Plotting code records

# # # # # # #

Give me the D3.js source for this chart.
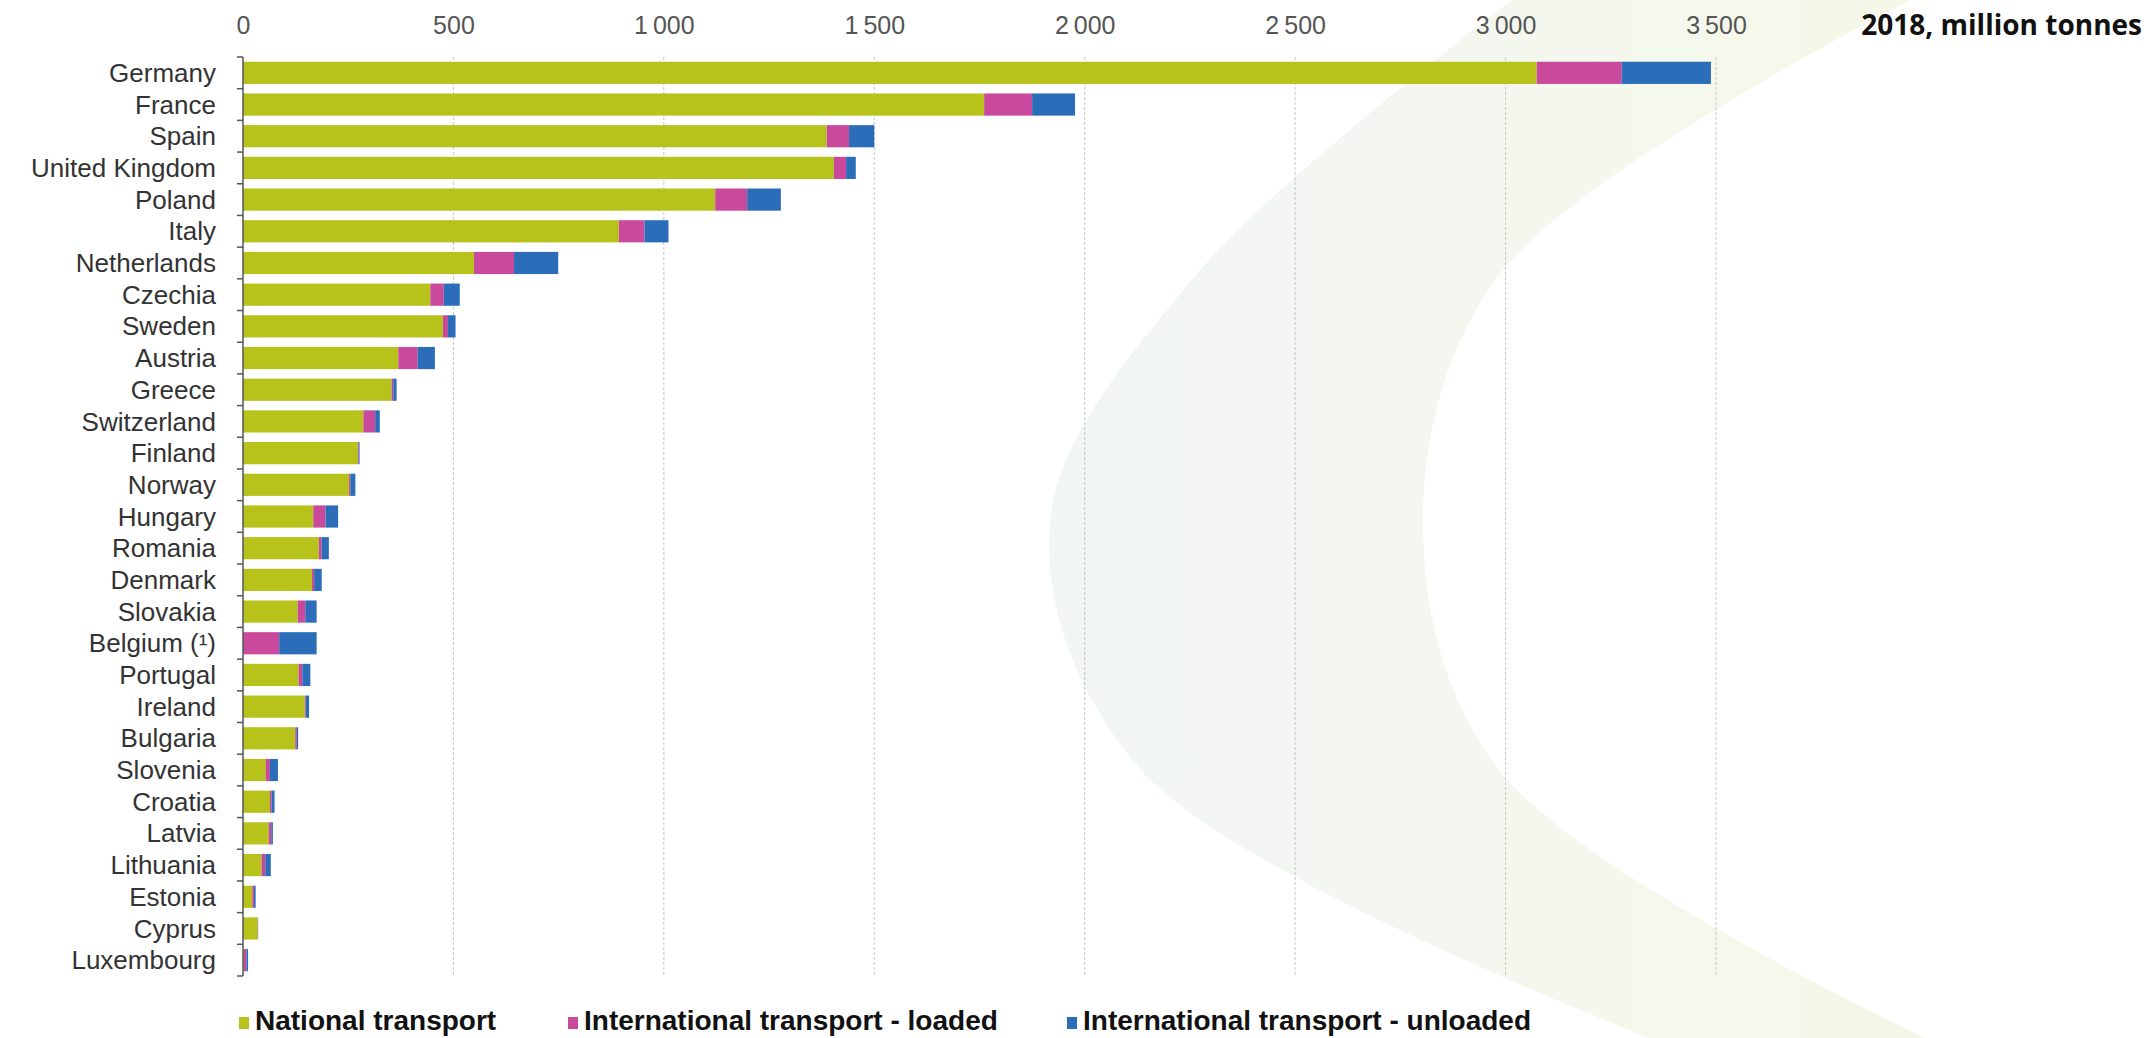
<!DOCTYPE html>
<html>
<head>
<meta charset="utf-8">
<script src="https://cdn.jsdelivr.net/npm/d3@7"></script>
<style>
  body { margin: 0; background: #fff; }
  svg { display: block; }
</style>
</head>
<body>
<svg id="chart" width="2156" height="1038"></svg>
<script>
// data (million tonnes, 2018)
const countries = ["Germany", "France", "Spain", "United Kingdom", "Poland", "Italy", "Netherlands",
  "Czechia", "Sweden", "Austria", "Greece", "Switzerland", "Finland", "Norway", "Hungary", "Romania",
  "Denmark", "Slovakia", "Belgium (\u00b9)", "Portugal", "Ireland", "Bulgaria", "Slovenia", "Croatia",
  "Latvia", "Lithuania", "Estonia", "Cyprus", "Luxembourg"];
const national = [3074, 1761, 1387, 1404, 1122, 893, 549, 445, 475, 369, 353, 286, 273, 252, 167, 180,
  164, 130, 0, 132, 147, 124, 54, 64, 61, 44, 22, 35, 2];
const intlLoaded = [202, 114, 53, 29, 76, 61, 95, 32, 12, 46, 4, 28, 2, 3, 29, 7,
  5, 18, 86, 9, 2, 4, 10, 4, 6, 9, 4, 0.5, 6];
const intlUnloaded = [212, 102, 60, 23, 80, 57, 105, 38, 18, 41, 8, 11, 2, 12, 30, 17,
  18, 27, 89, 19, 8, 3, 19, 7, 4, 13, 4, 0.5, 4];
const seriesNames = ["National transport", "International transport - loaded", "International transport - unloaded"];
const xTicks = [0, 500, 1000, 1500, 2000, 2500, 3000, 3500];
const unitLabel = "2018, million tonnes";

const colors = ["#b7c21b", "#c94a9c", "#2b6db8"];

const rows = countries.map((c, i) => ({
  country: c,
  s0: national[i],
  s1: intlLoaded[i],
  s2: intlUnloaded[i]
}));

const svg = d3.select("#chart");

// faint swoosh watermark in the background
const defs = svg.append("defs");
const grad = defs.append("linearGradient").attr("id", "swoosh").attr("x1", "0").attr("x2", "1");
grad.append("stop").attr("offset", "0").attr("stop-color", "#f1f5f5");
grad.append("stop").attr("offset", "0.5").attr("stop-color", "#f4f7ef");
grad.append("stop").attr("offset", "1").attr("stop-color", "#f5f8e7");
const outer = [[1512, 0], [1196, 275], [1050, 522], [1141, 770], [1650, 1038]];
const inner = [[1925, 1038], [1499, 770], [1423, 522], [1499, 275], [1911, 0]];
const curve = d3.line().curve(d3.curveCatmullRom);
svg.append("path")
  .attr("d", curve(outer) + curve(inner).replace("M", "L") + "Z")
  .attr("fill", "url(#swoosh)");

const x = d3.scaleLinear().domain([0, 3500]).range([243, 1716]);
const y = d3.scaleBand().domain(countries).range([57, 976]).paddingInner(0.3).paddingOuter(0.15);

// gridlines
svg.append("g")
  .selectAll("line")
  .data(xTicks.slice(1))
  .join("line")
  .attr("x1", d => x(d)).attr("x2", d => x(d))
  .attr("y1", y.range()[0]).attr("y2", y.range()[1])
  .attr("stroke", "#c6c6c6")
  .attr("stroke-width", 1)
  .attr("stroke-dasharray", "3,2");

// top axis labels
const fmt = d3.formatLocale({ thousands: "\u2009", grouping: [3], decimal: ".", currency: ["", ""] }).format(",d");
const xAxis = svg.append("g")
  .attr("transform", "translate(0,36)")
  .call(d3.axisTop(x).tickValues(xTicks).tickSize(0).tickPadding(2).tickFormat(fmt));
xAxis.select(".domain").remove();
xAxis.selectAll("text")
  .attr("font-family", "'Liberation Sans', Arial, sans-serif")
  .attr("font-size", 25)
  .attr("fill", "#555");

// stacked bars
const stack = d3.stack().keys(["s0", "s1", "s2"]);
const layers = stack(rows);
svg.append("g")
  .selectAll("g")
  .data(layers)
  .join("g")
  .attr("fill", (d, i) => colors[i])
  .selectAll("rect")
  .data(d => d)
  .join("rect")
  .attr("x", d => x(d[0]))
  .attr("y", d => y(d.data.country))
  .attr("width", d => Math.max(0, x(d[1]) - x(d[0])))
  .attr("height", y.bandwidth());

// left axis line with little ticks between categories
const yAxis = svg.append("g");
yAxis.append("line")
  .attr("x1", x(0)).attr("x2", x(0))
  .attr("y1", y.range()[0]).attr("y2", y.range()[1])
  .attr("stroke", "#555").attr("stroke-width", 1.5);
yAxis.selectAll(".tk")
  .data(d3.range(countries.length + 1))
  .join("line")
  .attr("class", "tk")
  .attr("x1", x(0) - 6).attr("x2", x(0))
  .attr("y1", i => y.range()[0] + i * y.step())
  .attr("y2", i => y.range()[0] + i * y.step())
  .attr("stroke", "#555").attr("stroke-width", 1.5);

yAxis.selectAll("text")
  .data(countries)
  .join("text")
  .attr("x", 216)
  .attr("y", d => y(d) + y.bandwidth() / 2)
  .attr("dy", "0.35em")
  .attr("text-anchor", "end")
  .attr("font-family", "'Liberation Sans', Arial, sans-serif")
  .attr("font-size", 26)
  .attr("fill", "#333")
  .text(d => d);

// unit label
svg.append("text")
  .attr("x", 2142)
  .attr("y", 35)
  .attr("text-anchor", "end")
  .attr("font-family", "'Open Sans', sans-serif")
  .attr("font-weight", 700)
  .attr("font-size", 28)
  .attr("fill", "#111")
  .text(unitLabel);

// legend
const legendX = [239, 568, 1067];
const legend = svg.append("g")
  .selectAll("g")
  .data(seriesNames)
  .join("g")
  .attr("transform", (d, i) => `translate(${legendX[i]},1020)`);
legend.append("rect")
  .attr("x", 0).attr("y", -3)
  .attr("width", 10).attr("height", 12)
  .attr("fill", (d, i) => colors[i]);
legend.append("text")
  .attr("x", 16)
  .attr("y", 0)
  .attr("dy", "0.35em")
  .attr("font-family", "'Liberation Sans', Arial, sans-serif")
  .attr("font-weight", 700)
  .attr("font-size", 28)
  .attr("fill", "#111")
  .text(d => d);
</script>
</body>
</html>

# # # # # # #

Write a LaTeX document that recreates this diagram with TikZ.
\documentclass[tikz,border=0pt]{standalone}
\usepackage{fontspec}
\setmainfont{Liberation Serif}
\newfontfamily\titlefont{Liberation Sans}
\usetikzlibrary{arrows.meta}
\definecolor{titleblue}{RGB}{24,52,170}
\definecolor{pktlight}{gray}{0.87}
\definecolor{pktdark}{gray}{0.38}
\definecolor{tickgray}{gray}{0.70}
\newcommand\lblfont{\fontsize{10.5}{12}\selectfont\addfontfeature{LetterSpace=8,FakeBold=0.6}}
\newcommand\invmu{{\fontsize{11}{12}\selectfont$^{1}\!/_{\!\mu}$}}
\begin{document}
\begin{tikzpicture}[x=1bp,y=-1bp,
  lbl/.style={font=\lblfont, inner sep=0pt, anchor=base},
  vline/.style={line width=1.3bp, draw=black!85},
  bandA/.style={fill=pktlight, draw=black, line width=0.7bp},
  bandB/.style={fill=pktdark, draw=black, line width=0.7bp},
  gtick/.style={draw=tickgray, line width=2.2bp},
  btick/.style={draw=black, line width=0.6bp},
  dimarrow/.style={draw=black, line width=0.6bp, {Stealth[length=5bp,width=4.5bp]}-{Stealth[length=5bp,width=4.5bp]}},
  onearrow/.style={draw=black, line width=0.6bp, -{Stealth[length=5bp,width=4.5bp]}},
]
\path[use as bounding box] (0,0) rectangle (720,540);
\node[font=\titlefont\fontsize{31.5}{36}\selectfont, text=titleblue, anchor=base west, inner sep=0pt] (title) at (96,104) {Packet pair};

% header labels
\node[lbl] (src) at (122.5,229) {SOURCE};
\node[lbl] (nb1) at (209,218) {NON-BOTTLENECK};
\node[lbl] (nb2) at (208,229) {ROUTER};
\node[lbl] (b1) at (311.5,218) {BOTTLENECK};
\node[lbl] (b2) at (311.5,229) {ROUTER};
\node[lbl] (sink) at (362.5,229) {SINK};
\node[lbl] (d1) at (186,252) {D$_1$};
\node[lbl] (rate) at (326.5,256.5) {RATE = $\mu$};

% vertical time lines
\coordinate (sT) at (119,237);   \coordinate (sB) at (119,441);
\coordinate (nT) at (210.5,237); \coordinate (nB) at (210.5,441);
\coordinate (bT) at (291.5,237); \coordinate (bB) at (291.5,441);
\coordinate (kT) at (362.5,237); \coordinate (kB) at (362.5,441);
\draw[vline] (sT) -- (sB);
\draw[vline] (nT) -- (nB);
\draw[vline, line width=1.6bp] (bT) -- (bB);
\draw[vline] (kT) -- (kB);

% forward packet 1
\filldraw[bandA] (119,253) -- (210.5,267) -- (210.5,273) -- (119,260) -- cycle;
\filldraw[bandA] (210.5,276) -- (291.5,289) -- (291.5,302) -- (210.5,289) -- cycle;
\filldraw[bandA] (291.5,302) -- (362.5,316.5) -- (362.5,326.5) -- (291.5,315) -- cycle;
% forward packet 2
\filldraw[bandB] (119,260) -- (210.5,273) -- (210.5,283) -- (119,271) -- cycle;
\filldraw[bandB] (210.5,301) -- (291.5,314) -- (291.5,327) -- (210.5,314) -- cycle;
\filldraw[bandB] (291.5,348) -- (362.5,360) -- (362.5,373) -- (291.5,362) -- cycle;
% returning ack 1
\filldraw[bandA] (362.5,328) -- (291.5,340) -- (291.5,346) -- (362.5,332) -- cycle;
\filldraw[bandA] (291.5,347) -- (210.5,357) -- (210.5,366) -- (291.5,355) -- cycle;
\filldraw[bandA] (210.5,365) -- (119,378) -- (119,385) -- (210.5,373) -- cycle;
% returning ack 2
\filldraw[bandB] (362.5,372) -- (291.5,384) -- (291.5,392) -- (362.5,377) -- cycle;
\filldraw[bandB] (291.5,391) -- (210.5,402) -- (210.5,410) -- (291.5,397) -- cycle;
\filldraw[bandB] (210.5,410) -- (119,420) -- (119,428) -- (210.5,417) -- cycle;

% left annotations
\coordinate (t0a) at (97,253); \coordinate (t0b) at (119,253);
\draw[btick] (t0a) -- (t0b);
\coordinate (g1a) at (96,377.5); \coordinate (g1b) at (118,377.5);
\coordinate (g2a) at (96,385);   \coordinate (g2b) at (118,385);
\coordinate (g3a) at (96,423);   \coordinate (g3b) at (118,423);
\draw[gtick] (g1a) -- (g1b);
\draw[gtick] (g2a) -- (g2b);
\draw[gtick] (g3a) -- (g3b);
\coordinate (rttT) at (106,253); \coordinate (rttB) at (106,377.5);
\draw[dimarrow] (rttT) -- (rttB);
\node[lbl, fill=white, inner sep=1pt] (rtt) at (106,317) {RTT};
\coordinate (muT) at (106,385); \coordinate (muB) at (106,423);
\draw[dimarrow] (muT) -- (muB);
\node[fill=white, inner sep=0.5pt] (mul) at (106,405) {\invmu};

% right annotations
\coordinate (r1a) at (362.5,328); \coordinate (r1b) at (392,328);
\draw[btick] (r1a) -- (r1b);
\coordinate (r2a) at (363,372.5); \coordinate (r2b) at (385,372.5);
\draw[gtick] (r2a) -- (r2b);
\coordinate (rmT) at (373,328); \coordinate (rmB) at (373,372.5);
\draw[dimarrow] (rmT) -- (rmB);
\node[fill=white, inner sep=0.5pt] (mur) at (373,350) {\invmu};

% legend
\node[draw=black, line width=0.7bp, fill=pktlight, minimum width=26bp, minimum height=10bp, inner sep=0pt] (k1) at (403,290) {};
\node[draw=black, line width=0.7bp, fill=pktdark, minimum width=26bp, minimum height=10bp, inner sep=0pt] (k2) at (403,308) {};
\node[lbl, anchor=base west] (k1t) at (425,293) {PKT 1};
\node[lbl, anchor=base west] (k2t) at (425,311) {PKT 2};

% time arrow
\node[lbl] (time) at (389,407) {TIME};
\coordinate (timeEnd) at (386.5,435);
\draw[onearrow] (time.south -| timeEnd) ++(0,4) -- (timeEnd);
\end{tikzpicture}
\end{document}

# # # # # # #

#### [EXERCISE REQUIREMENTS]
From the listing, copy every line where the string "with" appears.

#### [FINISHED ANSWER]
// left axis line with little ticks between categories
Write a LaTeX document that recreates this diagram with TikZ.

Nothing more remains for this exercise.